== DATA FOR PROCESSING ==

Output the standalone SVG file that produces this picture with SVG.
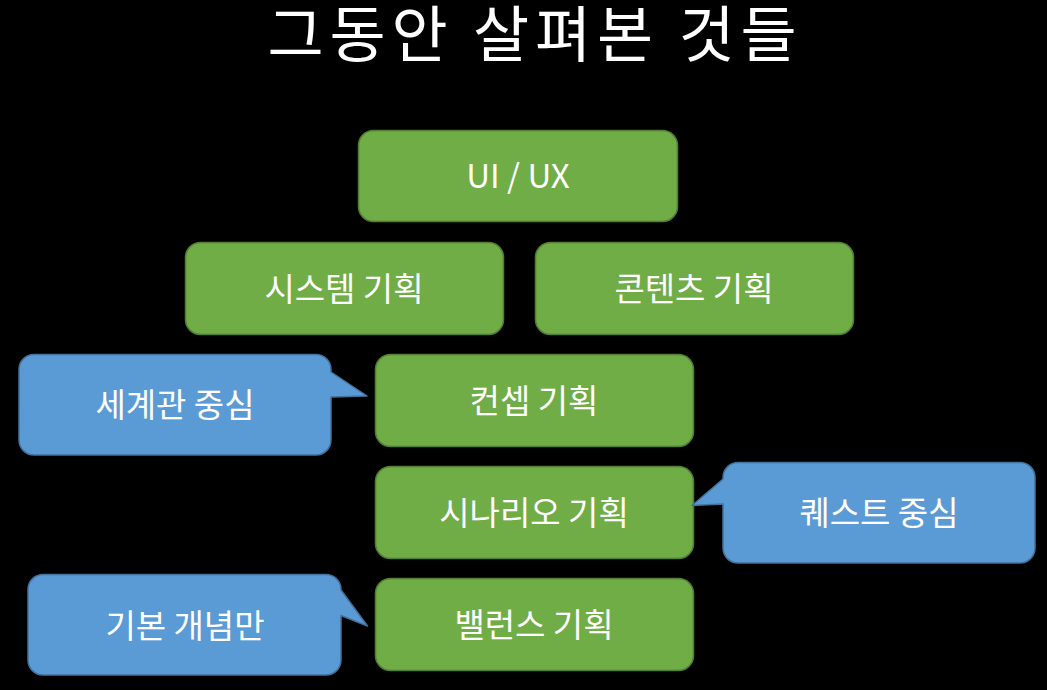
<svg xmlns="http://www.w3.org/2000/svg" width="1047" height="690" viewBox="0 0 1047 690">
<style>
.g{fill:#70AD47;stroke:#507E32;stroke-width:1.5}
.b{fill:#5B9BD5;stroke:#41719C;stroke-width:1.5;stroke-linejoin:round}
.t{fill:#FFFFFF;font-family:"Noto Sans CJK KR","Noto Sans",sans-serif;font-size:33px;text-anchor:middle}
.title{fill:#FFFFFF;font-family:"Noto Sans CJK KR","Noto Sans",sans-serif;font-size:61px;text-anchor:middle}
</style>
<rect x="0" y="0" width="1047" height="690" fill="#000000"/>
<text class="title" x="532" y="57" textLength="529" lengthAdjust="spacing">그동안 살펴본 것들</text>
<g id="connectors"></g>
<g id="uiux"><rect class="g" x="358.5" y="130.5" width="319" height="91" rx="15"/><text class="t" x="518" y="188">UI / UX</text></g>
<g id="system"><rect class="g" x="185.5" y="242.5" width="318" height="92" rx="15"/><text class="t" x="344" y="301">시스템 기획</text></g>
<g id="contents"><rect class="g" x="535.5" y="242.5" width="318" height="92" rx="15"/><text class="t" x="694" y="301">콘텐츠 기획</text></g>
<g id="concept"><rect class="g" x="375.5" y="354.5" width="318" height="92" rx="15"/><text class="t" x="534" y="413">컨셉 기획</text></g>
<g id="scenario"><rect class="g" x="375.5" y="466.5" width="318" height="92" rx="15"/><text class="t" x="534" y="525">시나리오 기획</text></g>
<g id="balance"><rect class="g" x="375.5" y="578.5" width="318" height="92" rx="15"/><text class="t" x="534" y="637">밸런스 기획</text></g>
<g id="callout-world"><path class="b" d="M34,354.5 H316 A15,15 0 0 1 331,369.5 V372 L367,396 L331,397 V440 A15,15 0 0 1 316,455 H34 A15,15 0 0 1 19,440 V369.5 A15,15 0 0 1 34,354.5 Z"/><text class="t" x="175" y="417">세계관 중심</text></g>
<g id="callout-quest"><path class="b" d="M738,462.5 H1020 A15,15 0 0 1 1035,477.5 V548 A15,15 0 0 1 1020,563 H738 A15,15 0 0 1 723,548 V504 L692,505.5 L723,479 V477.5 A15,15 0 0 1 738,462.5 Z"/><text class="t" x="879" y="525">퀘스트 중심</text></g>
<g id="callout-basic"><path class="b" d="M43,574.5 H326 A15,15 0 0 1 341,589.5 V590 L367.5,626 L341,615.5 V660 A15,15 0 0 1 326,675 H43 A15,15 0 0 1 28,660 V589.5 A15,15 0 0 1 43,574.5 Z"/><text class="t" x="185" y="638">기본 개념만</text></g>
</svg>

===
== DATA FOR PROCESSING ==

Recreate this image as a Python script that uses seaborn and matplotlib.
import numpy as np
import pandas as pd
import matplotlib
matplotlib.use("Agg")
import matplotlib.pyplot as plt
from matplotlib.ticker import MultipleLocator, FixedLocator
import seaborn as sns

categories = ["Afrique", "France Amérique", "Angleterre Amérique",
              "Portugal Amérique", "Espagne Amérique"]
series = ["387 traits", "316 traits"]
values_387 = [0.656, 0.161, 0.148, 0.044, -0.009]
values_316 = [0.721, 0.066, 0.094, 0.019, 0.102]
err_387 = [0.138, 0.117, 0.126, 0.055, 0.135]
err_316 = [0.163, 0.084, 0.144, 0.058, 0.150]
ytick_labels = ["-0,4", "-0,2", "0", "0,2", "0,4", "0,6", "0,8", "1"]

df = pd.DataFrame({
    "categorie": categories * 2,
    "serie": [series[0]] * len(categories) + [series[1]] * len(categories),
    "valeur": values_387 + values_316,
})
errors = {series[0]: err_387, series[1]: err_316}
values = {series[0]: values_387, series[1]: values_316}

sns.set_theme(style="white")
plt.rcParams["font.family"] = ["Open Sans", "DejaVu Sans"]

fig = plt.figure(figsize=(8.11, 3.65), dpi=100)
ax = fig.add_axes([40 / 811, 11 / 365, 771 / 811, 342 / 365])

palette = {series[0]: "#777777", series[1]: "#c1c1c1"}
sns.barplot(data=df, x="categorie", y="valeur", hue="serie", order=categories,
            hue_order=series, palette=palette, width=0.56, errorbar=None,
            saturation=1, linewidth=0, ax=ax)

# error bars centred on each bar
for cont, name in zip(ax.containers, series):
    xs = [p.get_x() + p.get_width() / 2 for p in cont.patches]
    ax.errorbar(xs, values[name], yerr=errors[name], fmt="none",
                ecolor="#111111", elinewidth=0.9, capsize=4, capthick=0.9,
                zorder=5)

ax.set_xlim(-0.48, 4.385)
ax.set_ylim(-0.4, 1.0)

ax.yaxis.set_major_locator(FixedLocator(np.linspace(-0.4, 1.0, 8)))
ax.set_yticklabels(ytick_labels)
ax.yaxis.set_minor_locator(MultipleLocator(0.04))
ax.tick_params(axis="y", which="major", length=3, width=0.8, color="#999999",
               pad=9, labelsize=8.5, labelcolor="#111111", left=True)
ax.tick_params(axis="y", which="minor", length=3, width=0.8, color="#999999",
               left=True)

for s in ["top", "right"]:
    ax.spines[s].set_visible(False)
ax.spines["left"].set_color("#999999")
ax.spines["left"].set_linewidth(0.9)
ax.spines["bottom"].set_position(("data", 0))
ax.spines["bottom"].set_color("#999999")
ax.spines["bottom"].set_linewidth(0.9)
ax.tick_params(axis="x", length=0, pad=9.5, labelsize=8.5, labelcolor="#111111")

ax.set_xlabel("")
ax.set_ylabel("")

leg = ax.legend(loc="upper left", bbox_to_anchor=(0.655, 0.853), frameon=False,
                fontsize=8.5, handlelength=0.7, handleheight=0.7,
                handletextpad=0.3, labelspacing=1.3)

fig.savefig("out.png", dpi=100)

===
== DATA FOR PROCESSING ==

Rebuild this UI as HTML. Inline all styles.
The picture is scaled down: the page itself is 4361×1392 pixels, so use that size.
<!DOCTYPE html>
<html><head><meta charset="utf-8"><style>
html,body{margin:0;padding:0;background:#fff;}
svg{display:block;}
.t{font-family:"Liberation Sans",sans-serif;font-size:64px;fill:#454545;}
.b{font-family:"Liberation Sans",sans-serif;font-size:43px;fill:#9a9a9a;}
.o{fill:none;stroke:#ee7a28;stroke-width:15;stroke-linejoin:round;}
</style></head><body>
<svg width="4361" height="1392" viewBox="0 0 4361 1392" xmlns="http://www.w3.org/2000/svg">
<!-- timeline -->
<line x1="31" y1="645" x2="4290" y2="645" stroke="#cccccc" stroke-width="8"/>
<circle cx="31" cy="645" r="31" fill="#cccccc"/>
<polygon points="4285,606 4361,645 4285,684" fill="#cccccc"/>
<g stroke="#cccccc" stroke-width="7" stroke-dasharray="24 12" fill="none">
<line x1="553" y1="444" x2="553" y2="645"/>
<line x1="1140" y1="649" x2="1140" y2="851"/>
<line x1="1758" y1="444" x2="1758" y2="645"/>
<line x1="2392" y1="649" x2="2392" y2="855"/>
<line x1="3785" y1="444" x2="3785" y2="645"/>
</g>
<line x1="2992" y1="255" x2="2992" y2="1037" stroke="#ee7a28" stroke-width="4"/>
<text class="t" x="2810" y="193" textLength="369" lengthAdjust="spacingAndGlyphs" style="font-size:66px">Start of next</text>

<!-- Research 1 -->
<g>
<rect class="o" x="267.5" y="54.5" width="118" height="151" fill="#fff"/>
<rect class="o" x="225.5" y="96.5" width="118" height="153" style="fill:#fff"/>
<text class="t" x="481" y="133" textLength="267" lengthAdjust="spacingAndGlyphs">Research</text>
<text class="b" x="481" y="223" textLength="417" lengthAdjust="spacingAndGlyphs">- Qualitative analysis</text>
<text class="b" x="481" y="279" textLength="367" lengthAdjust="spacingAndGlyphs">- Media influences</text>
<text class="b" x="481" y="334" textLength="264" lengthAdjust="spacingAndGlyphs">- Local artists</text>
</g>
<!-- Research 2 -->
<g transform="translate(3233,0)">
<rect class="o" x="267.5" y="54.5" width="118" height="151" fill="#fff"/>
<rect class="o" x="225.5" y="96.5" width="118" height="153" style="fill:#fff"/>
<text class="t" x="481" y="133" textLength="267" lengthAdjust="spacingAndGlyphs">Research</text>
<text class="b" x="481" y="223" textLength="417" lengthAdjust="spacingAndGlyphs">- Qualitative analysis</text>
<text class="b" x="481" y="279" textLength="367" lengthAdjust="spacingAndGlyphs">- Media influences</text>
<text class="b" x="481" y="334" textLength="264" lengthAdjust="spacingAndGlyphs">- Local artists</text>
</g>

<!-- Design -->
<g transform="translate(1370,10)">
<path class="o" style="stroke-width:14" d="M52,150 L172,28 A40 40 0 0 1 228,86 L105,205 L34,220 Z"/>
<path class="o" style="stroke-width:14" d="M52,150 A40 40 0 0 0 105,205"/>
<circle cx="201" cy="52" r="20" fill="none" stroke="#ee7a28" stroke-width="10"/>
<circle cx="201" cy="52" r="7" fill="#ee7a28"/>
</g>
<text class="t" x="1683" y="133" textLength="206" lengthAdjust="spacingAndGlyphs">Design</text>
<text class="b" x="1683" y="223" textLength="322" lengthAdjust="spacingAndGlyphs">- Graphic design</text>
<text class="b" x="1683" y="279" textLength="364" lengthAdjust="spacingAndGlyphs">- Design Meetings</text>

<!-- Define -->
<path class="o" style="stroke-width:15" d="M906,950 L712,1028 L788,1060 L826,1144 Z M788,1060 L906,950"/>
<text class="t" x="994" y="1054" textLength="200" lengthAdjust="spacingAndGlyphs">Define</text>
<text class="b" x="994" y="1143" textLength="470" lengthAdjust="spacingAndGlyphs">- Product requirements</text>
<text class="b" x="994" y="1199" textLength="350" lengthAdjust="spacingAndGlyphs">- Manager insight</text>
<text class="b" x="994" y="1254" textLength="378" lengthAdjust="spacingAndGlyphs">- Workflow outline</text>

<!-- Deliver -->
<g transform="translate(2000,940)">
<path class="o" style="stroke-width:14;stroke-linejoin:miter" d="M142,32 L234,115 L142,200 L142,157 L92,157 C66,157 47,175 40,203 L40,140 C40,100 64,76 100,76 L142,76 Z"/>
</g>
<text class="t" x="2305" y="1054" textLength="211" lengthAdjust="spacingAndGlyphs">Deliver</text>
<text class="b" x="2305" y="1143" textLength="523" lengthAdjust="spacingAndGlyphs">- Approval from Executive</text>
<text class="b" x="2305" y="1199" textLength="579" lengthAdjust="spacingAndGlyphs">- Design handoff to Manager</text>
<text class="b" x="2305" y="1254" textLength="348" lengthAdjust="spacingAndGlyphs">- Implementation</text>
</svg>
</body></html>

===

WRITTEN EXERCISE -> Copy each line holding the word "seaborn" from the listing above.

CORRECT OUTPUT ->
Recreate this image as a Python script that uses seaborn and matplotlib.
import seaborn as sns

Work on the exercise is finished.